Nucor announced the agreement on Tuesday, saying that Encana will drill and operate onshore natural gas wells, reports The San Francisco Chronicle.
Nucor will partner to pay its share of the costs for natural gas drilling as well as an additional amount of carried interest for each well that is drilled, though the interest is subject to caps.
Either company will be allowed to suspend drilling if the price of natural gas falls below a predetermined threshold. Like many other manufacturing companies, Nucor is looking to take advantage of the cheap cost of natural gas to fuel its operations.
According to Reuters, the natural gas agreement between Nucor and Encana builds on a similar agreement the two companies shared in 2010. The increased number of wells in the latest agreement will offer Nucor more protection against the future variations in the price of natural gas.
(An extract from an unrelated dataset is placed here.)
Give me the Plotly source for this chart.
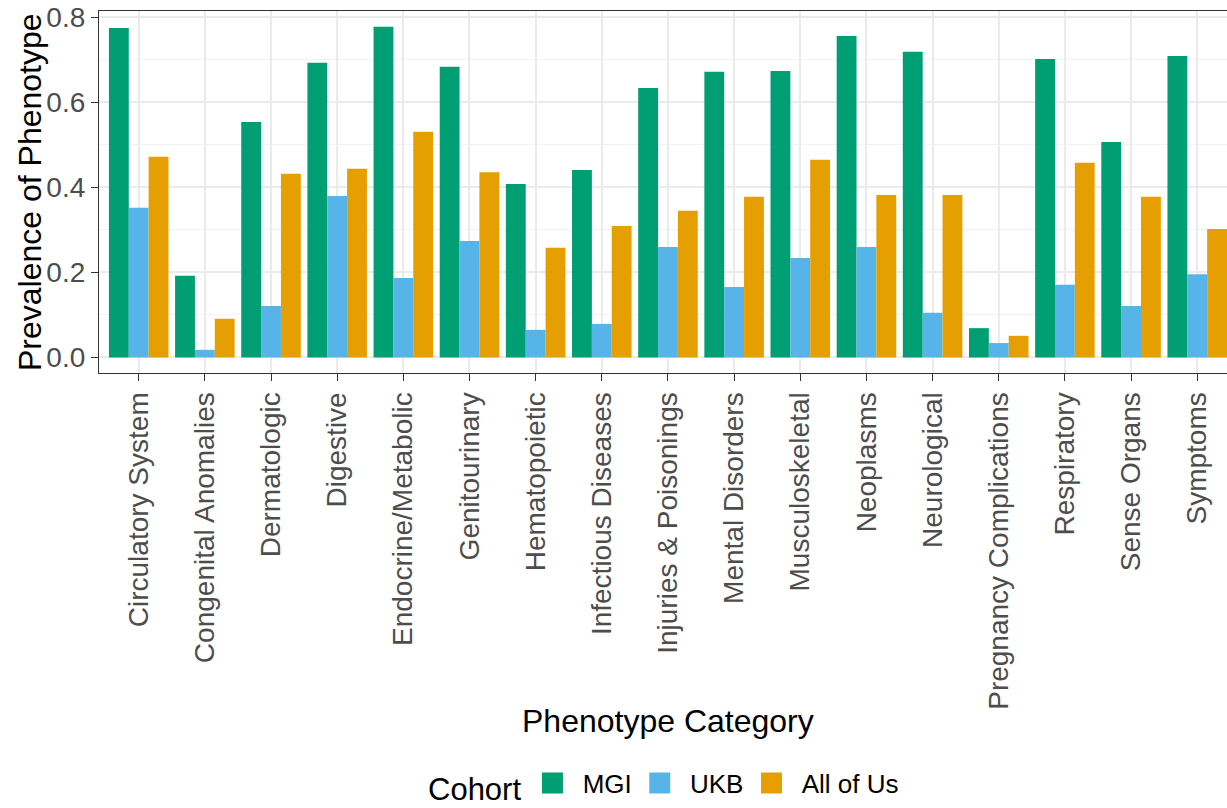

A company statement read, “The drilling of gas wells resulting from the two agreements is expected to provide enough natural gas to equal Nucor’s usage at all of our steel mills in the United States” in addition to a direct reduce iron facility under construction in Louisiana.
The natural gas agreement between the two companies is a good solution to the strategic problem facing gas producers and consumers in North America. A surge of domestic gas production from shale, along with low natural gas prices, are expected to give energy-intensive industries a long-term competitive advantages.